Same goes for freely walking on the walls sideways. It was freely running on the ceiling and walls sideways without holding on to anything. While running, the alien Runner even made a similar sound to a tapping cockroach

SPITTING ACID

Another insectal trait exclusive to the Alien 3 Runner was the ability to spit acid/mucus at enemies, an ability belonging to ground beetles, walking stick, and several kind of ant. An interesting ability of the Camponotus saundersi ant is to rupture its poison glands upon injury or death, spreading mayhem in all directions

EATING VICTIMS

As oppose to the aliens in the first two movies which fed on food supplies that they could find and that were also suitable for human beings,  the Runner ate his victims with ferocious appetite and ate almost each and every one of them. Many insects and some arachnids eat only living or freshly killed food and are carnivorous only.  The scrip and the novelization describes the alien as eating/devouring the prisoners. "Fincher’s idea was that the creature simply kills to eat" said Tom Woodruff Jr in Cinefex Magazine in '92

It also slept in the cellar with maggots and spiders.

Also, in Alien 3 it's the first time an alien is referred to as a bug ("I hate bugs!")

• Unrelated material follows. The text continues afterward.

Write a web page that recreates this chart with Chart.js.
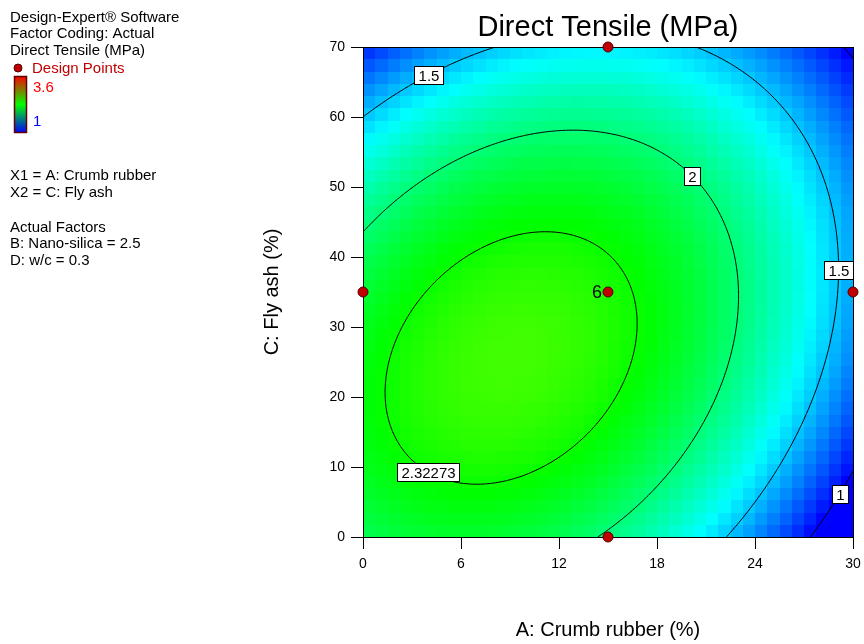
<!DOCTYPE html>
<html>
<head>
<meta charset="utf-8">
<title>Direct Tensile (MPa)</title>
<script src="https://cdn.jsdelivr.net/npm/chart.js@4.4.1/dist/chart.umd.min.js"></script>
<style>
    html, body { margin: 0; padding: 0; background: #fff; }
    #wrap { width: 864px; height: 644px; }
</style>
</head>
<body>
<div id="wrap"><canvas id="contour-chart" width="864" height="644"></canvas></div>
<script>
/* ============================================
   DIRECT TENSILE - contour plot A x C
   ============================================ */

// Axis ticks
const crumbRubberTicks = [0, 6, 12, 18, 24, 30];
const flyAshTicks = [0, 10, 20, 30, 40, 50, 60, 70];

// Quadratic model in actual factors (B = 2.5, D = 0.3 held fixed)
const modelTerms = ['Intercept', 'A', 'C', 'AC', 'A^2', 'C^2'];
const modelCoeffs = [2.082, 0.03159, 0.01881, 0.000605, -0.002595, -0.000475];

// Contour levels and where each label sits (A, C)
const contourLevels = [1, 1.5, 2, 2.32273];
const labelLevels = [1.5, 2, 1.5, 1, 2.32273];
const labelText = ['1.5', '2', '1.5', '1', '2.32273'];
const labelA = [3.8, 20.4, 29.1, 28.8, 4.2];
const labelC = [66.9, 52.1, 38.1, 6.7, 10.1];

// Design points
const designA = [0, 15, 15, 15, 30];
const designC = [35, 70, 35, 0, 35];
const designReps = [1, 1, 6, 1, 1];

// Colour scale range
const colorRange = [1, 3.6];

const FONT = "'Liberation Sans', Arial, sans-serif";

// ============================================
// MODEL + COLOURS
// ============================================

function responseAt(a, c) {
    const [b0, bA, bC, bAC, bAA, bCC] = modelCoeffs;
    return b0 + bA * a + bC * c + bAC * a * c + bAA * a * a + bCC * c * c;
}

function responseGrad(a, c) {
    const [, bA, bC, bAC, bAA, bCC] = modelCoeffs;
    return [bA + bAC * c + 2 * bAA * a, bC + bAC * a + 2 * bCC * c];
}

// blue -> cyan -> green -> yellow -> red
function colorFor(v) {
    let t = (v - colorRange[0]) / (colorRange[1] - colorRange[0]);
    t = Math.max(0, Math.min(1, t));
    const stops = [[0, 0, 255], [0, 255, 255], [0, 255, 0], [255, 255, 0], [255, 0, 0]];
    const p = t * 4;
    const k = Math.min(3, Math.floor(p));
    const f = p - k;
    const c0 = stops[k], c1 = stops[k + 1];
    const r = Math.round(c0[0] + (c1[0] - c0[0]) * f);
    const g = Math.round(c0[1] + (c1[1] - c0[1]) * f);
    const b = Math.round(c0[2] + (c1[2] - c0[2]) * f);
    return `rgb(${r},${g},${b})`;
}

// ============================================
// PLUGINS
// ============================================

const surfacePlugin = {
    id: 'surface',
    beforeDatasetsDraw(chart) {
        const { ctx, chartArea: area } = chart;
        const xs = chart.scales.x, ys = chart.scales.y;
        const aMin = xs.min, aMax = xs.max, cMin = ys.min, cMax = ys.max;

        // colour cells
        const nCells = 40;
        ctx.save();
        for (let i = 0; i < nCells; i++) {
            const a0 = aMin + (aMax - aMin) * i / nCells;
            const a1 = aMin + (aMax - aMin) * (i + 1) / nCells;
            const x0 = Math.round(xs.getPixelForValue(a0));
            const x1 = Math.round(xs.getPixelForValue(a1));
            for (let j = 0; j < nCells; j++) {
                const c0 = cMin + (cMax - cMin) * j / nCells;
                const c1 = cMin + (cMax - cMin) * (j + 1) / nCells;
                const y0 = Math.round(ys.getPixelForValue(c1));
                const y1 = Math.round(ys.getPixelForValue(c0));
                ctx.fillStyle = colorFor(responseAt((a0 + a1) / 2, (c0 + c1) / 2));
                ctx.fillRect(x0, y0, x1 - x0, y1 - y0);
            }
        }

        // contour lines (marching squares)
        const N = 200;
        const vals = [];
        for (let i = 0; i <= N; i++) {
            vals.push([]);
            for (let j = 0; j <= N; j++) {
                vals[i].push(responseAt(aMin + (aMax - aMin) * i / N, cMin + (cMax - cMin) * j / N));
            }
        }
        const px = i => xs.getPixelForValue(aMin + (aMax - aMin) * i / N);
        const py = j => ys.getPixelForValue(cMin + (cMax - cMin) * j / N);

        ctx.beginPath();
        ctx.rect(area.left, area.top, area.right - area.left, area.bottom - area.top);
        ctx.clip();
        ctx.strokeStyle = '#000';
        ctx.lineWidth = 1;
        ctx.beginPath();
        contourLevels.forEach(level => {
            for (let i = 0; i < N; i++) {
                for (let j = 0; j < N; j++) {
                    const v = [vals[i][j], vals[i + 1][j], vals[i + 1][j + 1], vals[i][j + 1]];
                    const corners = [[i, j], [i + 1, j], [i + 1, j + 1], [i, j + 1]];
                    const pts = [];
                    for (let e = 0; e < 4; e++) {
                        const va = v[e], vb = v[(e + 1) % 4];
                        if ((va < level) !== (vb < level)) {
                            const t = (level - va) / (vb - va);
                            const ca = corners[e], cb = corners[(e + 1) % 4];
                            pts.push([px(ca[0] + (cb[0] - ca[0]) * t), py(ca[1] + (cb[1] - ca[1]) * t)]);
                        }
                    }
                    for (let p = 0; p + 1 < pts.length; p += 2) {
                        ctx.moveTo(pts[p][0], pts[p][1]);
                        ctx.lineTo(pts[p + 1][0], pts[p + 1][1]);
                    }
                }
            }
        });
        ctx.stroke();
        ctx.restore();

        // contour labels, nudged onto their line
        ctx.save();
        ctx.font = `15px ${FONT}`;
        ctx.textAlign = 'center';
        ctx.textBaseline = 'middle';
        labelText.forEach((txt, k) => {
            let a = labelA[k], c = labelC[k];
            for (let it = 0; it < 20; it++) {
                const f = responseAt(a, c) - labelLevels[k];
                const [gA, gC] = responseGrad(a, c);
                const gu = gA * (aMax - aMin), gv = gC * (cMax - cMin);
                const g2 = gu * gu + gv * gv;
                a -= f * gu / g2 * (aMax - aMin);
                c -= f * gv / g2 * (cMax - cMin);
            }
            const cx = xs.getPixelForValue(a), cy = ys.getPixelForValue(c);
            const w = Math.round(ctx.measureText(txt).width + 8);
            const h = 18;
            const bx = Math.round(cx - w / 2) + 0.5, by = Math.round(cy - h / 2) + 0.5;
            ctx.fillStyle = '#fff';
            ctx.fillRect(bx, by, w, h);
            ctx.strokeStyle = '#000';
            ctx.strokeRect(bx, by, w, h);
            ctx.fillStyle = '#000';
            ctx.fillText(txt, bx + w / 2, by + h / 2 + 1);
        });

        // frame
        ctx.strokeStyle = '#000';
        ctx.lineWidth = 1;
        ctx.strokeRect(Math.round(area.left) + 0.5, Math.round(area.top) + 0.5,
            Math.round(area.right - area.left), Math.round(area.bottom - area.top));
        ctx.restore();
    },
    afterDatasetsDraw(chart) {
        const { ctx } = chart;
        const xs = chart.scales.x, ys = chart.scales.y;
        ctx.save();
        ctx.font = `18px ${FONT}`;
        ctx.fillStyle = '#000';
        ctx.textAlign = 'right';
        ctx.textBaseline = 'middle';
        designReps.forEach((n, k) => {
            if (n > 1) {
                ctx.fillText(String(n), xs.getPixelForValue(designA[k]) - 6, ys.getPixelForValue(designC[k]) + 1);
            }
        });
        ctx.restore();
    }
};

const annotationPlugin = {
    id: 'annotations',
    afterDraw(chart) {
        const { ctx, chartArea: area } = chart;
        ctx.save();

        // main title
        ctx.fillStyle = '#000';
        ctx.font = `29px ${FONT}`;
        ctx.textAlign = 'center';
        ctx.textBaseline = 'alphabetic';
        ctx.fillText('Direct Tensile (MPa)', (area.left + area.right) / 2, 36);

        // side info
        ctx.textAlign = 'left';
        ctx.font = `15px ${FONT}`;
        const info = [
            ['Design-Expert\u00AE Software', 22],
            ['Factor Coding: Actual', 38],
            ['Direct Tensile (MPa)', 55],
            ['X1 = A: Crumb rubber', 180],
            ['X2 = C: Fly ash', 197],
            ['Actual Factors', 232],
            ['B: Nano-silica = 2.5', 248],
            ['D: w/c = 0.3', 265]
        ];
        info.forEach(([txt, y]) => ctx.fillText(txt, 10, y));

        // design points key
        ctx.beginPath();
        ctx.arc(18, 68, 4, 0, Math.PI * 2);
        ctx.fillStyle = '#c00000';
        ctx.fill();
        ctx.strokeStyle = '#500000';
        ctx.stroke();
        ctx.fillStyle = '#c00000';
        ctx.fillText('Design Points', 32, 73);

        // colour bar
        const grad = ctx.createLinearGradient(0, 76, 0, 133);
        grad.addColorStop(0, '#ff0000');
        grad.addColorStop(0.5, '#00ff00');
        grad.addColorStop(1, '#0000ff');
        ctx.fillStyle = grad;
        ctx.fillRect(14, 76, 13, 57);
        ctx.strokeStyle = '#600000';
        ctx.lineWidth = 1.5;
        ctx.strokeRect(14.5, 76.5, 12, 56);
        ctx.fillStyle = '#ff0000';
        ctx.fillText(String(colorRange[1]), 33, 92);
        ctx.fillStyle = '#0000ff';
        ctx.fillText(String(colorRange[0]), 33, 126);

        ctx.restore();
    }
};

// ============================================
// CHART
// ============================================

function initContourChart() {
    const ctx = document.getElementById('contour-chart');
    const tickFont = { family: FONT, size: 14 };
    const titleFont = { family: FONT, size: 20 };

    return new Chart(ctx, {
        type: 'scatter',
        data: {
            datasets: [{
                label: 'Design Points',
                data: designA.map((a, k) => ({ x: a, y: designC[k] })),
                pointRadius: 5,
                pointHoverRadius: 5,
                backgroundColor: '#c00000',
                borderColor: '#500000',
                borderWidth: 1,
                clip: false
            }]
        },
        options: {
            responsive: false,
            animation: false,
            layout: { padding: { left: 255, right: 11, top: 47, bottom: 0 } },
            plugins: {
                legend: { display: false },
                tooltip: { enabled: false },
                title: { display: false }
            },
            scales: {
                x: {
                    type: 'linear',
                    min: 0,
                    max: 30,
                    afterBuildTicks: s => { s.ticks = crumbRubberTicks.map(v => ({ value: v })); },
                    afterFit: s => { s.height = 107; s.paddingLeft = 0; s.paddingRight = 0; },
                    grid: { drawOnChartArea: false, drawTicks: true, tickLength: 12, color: '#000' },
                    border: { display: true, color: '#000' },
                    ticks: { color: '#000', font: tickFont, padding: 7, maxRotation: 0 },
                    title: {
                        display: true, text: 'A: Crumb rubber (%)', color: '#000',
                        font: titleFont, padding: { top: 4, bottom: 2 }
                    }
                },
                y: {
                    type: 'linear',
                    min: 0,
                    max: 70,
                    afterBuildTicks: s => { s.ticks = flyAshTicks.map(v => ({ value: v })); },
                    afterFit: s => { s.width = 108; s.paddingTop = 0; s.paddingBottom = 0; },
                    grid: { drawOnChartArea: false, drawTicks: true, tickLength: 12, color: '#000' },
                    border: { display: true, color: '#000' },
                    ticks: { color: '#000', font: tickFont, padding: 6 },
                    title: {
                        display: true, text: 'C: Fly ash (%)', color: '#000',
                        font: titleFont, padding: { top: 5, bottom: 4 }
                    }
                }
            }
        },
        plugins: [surfacePlugin, annotationPlugin]
    });
}

initContourChart();
</script>
</body>
</html>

From the fears and morbid interests of Dan O'Bannon, through Ridley Scott's research into insects, and Ron Shusset's declaration that an insect life-cycle was the intention, it cannot be denied that the Alien is an amalgamation of horrific sexual aesthetics and insectal traits, which both contributed not only to the nightmare inducing nature of the Alien, be it the creature's abilities, its visage, its growth cycle, but to its integrity as a space dwelling avatar of death as well. Strip the Alien of all insectal traits and nothing reminiscent of the series' Xenomorph is left. Alien, Aliens, and Alien 3 managed to equilibrate the sexual and insectal overtones to create a startling, original beast, an equilibrium upset after the third installment, which saw dilution of the creature's sexual elements, and diminishing returns.